# The Quilt barn



## Lilith (Dec 29, 2012)

Usually, my normal drive to get fabric is about a 45 min drive, been this way for years. Then, yesterday, LacieJo says I have a surprise you are going to love! We drive about 1hr and 15 min to this small town out in the middle of nowhere, and pull up in front of this old brick building on main street called the quilt barn. Floor to ceiling there are quilts and fabric and patterns everywhere. 















My favorite quilt I think was the old glory quilt they had made in a class and hung from the upstairs banister. Yes ... this is a two story building full of quilting supplies, quilts and everything quilt related.









My favorite part of the whole place is that they have two giant long arm machines that they will teach you to use in the hopes of selling you one, or they will use to quilt your creations starting at just $.01 a square inch! They have hundreds of stitching patterns that are all computer generated and controlled as well at that price. They even take mail / internet orders. 

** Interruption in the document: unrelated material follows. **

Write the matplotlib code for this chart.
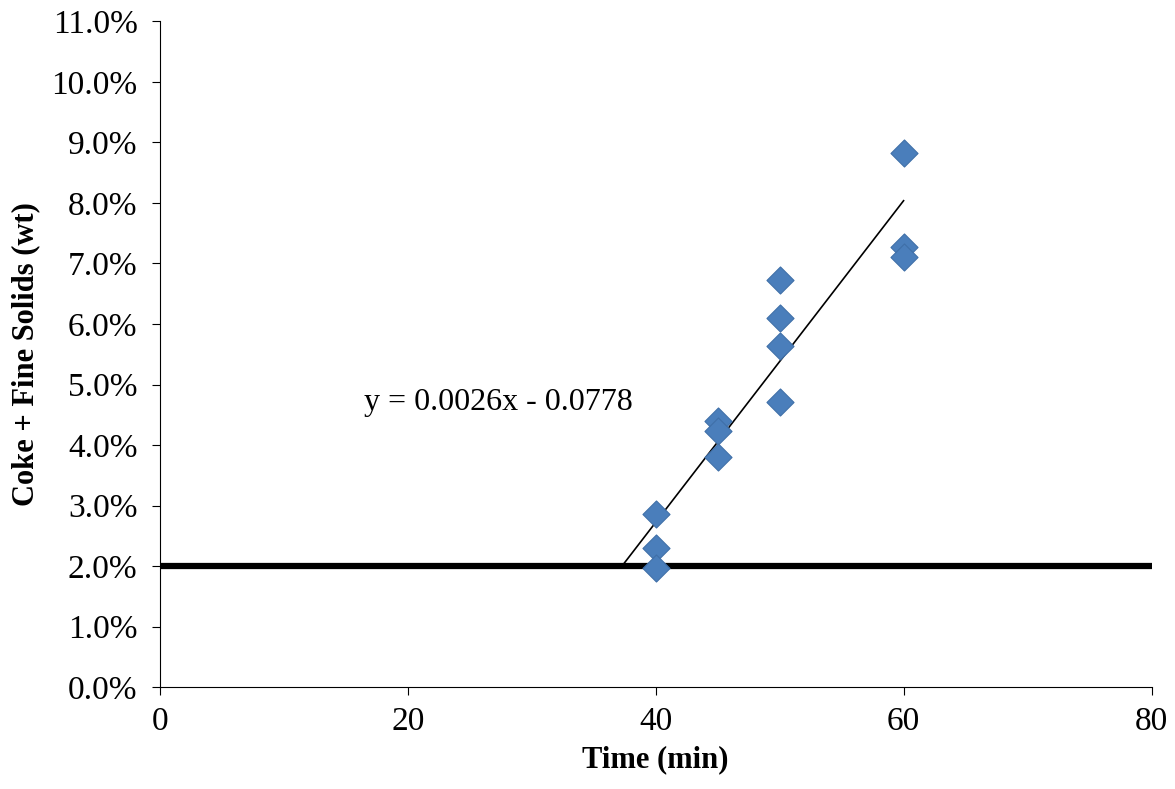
import numpy as np
import matplotlib
matplotlib.use("Agg")
from matplotlib import pyplot as plt
from matplotlib.ticker import FuncFormatter

plt.rcParams["font.family"] = ["Liberation Serif", "DejaVu Serif"]

# Data
time_min = [40, 40, 40, 45, 45, 45, 50, 50, 50, 50, 60, 60, 60]
solids = [0.0286, 0.0230, 0.0197, 0.0440, 0.0423, 0.0380, 0.0673, 0.0610,
          0.0564, 0.0471, 0.0883, 0.0727, 0.0711]
trend_x = [37.4, 60]
limit_y = 0.02

fig = plt.figure(figsize=(11.75, 7.89), dpi=100)
ax = fig.add_axes([0.136, 0.129, 0.844, 0.844])

ax.axhline(limit_y, color="black", linewidth=4.5, zorder=1)
slope, intercept = np.polyfit(time_min, solids, 1)
tx = np.array(trend_x)
ax.plot(tx, slope * tx + intercept, color="black", linewidth=1.2, zorder=2)
ax.scatter(time_min, solids, marker="D", s=190, color="#4A7EBB",
           edgecolors="#3F6FA8", linewidths=0.8, zorder=3)

ax.text(16.5, 0.047, "y = 0.0026x - 0.0778", fontsize=23, va="center")

ax.set_xlim(0, 80)
ax.set_ylim(0, 0.11)
ax.set_xticks(np.arange(0, 81, 20))
ax.set_yticks(np.arange(0, 0.1101, 0.01))
ax.yaxis.set_major_formatter(FuncFormatter(lambda v, p: f"{v*100:.1f}%"))
ax.tick_params(labelsize=24, direction="out", length=6)
ax.tick_params(axis="y", pad=10)
ax.tick_params(axis="x", pad=8)
ax.spines["top"].set_visible(False)
ax.spines["right"].set_visible(False)

ax.set_xlabel("Time (min)", fontsize=22, fontweight="bold", labelpad=6)
ax.set_ylabel("Coke + Fine Solids (wt)", fontsize=22, fontweight="bold", labelpad=8)

fig.savefig("out.png", dpi=100)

They have a blog at: http://quiltbarn.blogspot.com/p/machine-quilting.html
Their website is: https://www.thequiltbarn.com/
their etsy shop is: http://www.etsy.com/shop/Quiltbarnidaho?ref=si_shop

You can also check out the hen house .... it is their studio / hotel that you can rent out for sewing retreats ect. This place is uber cool! Better yet, I can finally get hometown service for my quilting supplies from people who do this for a living and can offer sound advice rather than a college student employee who lacks any experience outside what training they received for the job.


----------



## Tinker (Apr 5, 2004)

Sounds like a great place that you will be visiting often. You girls stayed out of the wine when you were driving didn't you?! lol


----------



## Lilith (Dec 29, 2012)

yes mam! NO drinking and driving here. We drive to get our supplies and don't ever crack the bottle till we start cooking for dinner. Some days we start cooking early tho. XD


----------



## AngieM2 (May 10, 2002)

what a wonderful find.

I can see where some of your extra funds may be spent. (mine would be.)


----------



## nduetime (Dec 15, 2005)

That sounds like the coolest place ever! Am I totally addicted if i am thinking of ways to get my Dh to take a trip just to see this place? "Oh but honey, you will love Idaho in February!" Uhm...NO! Not gonna happen. *sigh*


----------



## happyjunker (Mar 22, 2009)

What great fun! You are so lucky to have a sewing partner in crime!


----------



## Molly Mckee (Jul 8, 2006)

That's a great place! There is a wonderful, low priced, huge quilting store in Missoula. It's the whole basement of a bank/office building if you ever go that way. We have several nice shops in Spokane as well.


----------



## Maura (Jun 6, 2004)

Sounds like a day trip. Is there a place to buy lunch?


----------